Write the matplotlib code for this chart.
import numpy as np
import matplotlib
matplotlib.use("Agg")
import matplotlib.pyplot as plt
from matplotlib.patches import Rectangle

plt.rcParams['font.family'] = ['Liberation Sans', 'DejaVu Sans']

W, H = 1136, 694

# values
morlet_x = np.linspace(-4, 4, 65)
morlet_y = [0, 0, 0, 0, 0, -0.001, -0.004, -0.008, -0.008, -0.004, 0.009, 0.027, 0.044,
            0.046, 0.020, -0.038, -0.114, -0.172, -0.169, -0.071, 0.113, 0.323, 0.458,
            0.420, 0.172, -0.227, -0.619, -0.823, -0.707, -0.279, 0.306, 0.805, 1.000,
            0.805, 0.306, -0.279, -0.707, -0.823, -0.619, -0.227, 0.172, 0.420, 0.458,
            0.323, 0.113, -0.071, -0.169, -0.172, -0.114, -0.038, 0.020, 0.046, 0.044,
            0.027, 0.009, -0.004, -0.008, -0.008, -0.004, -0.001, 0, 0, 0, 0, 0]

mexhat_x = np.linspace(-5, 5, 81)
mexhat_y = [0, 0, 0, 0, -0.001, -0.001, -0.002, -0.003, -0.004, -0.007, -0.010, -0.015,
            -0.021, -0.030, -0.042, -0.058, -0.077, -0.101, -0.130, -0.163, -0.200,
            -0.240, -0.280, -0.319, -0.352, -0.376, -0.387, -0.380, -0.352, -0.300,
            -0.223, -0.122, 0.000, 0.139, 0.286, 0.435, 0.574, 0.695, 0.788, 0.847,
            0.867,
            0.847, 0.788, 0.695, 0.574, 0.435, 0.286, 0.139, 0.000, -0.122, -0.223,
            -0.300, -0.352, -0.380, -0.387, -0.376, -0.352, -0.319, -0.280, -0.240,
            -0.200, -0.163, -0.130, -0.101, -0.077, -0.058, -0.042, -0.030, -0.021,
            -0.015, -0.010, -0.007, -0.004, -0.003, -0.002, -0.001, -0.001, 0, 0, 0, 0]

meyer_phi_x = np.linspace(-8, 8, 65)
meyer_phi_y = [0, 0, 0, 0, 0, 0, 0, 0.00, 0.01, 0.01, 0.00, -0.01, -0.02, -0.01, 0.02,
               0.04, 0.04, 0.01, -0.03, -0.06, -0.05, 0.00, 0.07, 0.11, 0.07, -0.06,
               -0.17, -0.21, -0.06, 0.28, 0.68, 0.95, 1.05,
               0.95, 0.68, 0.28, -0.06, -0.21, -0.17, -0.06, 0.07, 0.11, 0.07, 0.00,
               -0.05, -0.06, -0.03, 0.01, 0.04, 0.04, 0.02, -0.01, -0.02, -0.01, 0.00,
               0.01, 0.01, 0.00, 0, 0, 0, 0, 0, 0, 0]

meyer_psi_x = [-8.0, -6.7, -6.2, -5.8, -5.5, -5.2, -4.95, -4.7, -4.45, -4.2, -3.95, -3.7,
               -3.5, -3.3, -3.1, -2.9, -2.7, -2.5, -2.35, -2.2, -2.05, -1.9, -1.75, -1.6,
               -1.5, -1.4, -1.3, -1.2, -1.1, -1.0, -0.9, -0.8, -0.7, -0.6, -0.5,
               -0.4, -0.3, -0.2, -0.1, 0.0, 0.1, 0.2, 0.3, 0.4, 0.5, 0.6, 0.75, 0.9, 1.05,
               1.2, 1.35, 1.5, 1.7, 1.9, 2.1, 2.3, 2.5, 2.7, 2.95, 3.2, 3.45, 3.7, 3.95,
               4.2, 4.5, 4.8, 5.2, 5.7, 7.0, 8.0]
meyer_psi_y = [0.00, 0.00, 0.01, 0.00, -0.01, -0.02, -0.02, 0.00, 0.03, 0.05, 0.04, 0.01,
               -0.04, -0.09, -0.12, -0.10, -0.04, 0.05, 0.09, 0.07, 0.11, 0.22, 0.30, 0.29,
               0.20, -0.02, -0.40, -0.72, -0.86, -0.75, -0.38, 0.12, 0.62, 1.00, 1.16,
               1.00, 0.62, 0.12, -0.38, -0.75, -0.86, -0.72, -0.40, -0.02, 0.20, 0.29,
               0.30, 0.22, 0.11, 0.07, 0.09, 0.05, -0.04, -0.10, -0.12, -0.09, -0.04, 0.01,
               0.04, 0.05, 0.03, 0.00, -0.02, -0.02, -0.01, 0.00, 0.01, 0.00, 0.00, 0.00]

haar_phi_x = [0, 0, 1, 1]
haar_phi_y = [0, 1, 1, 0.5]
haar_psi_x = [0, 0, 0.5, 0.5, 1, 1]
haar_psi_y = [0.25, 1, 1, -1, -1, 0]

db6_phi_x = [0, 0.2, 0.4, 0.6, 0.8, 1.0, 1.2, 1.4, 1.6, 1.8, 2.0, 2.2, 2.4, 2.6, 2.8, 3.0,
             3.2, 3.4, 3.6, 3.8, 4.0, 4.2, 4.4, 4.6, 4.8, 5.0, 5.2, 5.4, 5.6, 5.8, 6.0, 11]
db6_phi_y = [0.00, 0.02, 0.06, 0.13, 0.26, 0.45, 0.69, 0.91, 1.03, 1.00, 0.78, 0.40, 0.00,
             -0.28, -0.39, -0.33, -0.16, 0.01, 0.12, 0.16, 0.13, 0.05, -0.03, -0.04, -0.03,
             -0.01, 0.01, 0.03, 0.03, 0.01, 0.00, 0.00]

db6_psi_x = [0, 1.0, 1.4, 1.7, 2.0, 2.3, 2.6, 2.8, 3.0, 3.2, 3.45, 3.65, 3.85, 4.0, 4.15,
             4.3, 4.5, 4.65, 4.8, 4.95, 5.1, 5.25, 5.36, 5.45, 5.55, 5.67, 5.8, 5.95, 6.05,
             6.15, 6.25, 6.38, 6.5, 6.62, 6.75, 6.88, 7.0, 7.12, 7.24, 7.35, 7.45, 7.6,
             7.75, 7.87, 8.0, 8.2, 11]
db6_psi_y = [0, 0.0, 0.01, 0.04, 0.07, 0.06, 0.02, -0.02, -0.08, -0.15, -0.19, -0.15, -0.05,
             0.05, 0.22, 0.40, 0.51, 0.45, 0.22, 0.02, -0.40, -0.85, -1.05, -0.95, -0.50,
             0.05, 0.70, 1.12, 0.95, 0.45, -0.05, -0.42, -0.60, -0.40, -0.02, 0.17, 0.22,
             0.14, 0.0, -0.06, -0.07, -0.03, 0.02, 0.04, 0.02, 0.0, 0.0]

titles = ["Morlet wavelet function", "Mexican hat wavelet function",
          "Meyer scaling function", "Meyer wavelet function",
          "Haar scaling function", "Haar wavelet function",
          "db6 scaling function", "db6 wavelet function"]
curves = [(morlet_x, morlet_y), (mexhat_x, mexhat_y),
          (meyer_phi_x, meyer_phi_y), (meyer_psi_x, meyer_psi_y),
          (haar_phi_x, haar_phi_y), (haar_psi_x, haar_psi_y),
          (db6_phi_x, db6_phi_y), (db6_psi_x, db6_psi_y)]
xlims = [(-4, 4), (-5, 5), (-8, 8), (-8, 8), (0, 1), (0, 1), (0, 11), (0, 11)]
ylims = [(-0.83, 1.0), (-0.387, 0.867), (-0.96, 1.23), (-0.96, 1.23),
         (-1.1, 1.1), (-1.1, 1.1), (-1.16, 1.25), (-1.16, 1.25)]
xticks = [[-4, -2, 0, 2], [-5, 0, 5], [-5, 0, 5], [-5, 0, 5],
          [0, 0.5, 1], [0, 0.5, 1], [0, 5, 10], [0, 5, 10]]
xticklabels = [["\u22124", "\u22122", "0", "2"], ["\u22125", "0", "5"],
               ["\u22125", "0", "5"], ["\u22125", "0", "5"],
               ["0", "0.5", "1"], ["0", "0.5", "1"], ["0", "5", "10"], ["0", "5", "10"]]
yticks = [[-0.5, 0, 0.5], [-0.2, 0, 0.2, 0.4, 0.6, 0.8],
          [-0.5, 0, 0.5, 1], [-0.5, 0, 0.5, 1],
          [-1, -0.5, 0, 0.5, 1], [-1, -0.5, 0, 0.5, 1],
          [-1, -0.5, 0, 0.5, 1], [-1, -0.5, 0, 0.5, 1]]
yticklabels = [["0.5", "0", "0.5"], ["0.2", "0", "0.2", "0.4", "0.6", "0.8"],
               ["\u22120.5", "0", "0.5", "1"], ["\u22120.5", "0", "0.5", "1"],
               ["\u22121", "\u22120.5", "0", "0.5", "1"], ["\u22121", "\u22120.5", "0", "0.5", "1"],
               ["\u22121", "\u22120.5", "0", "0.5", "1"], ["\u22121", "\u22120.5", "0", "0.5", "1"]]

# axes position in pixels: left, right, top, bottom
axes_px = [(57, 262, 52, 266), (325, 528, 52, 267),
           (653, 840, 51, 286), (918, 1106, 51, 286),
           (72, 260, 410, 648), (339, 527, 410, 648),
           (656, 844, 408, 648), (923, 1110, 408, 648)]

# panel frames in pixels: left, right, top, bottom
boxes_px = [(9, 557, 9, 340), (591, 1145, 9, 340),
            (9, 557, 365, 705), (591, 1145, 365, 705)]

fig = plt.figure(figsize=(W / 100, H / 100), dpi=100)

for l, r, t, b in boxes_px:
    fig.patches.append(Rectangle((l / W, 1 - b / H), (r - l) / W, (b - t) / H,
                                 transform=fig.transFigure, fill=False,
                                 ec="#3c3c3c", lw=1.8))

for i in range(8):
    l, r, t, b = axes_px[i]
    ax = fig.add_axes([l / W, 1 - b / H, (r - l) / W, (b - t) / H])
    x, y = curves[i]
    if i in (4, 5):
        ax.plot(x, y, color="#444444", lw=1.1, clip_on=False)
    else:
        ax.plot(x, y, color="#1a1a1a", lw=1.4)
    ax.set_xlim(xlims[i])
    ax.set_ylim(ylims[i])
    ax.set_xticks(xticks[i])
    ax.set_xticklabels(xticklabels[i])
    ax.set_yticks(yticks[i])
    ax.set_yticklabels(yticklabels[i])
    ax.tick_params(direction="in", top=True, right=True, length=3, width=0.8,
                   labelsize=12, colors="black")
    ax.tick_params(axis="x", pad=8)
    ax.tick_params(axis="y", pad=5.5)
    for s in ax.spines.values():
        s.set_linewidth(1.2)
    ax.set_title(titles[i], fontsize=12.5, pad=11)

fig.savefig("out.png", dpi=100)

· · · ·

Goal
Emit, unaltered, the lines from the top of the listing down through the line that holds "W, H = 1136, 694"; emit nothing else.

Output for this task
Write the matplotlib code for this chart.
import numpy as np
import matplotlib
matplotlib.use("Agg")
import matplotlib.pyplot as plt
from matplotlib.patches import Rectangle

plt.rcParams['font.family'] = ['Liberation Sans', 'DejaVu Sans']

W, H = 1136, 694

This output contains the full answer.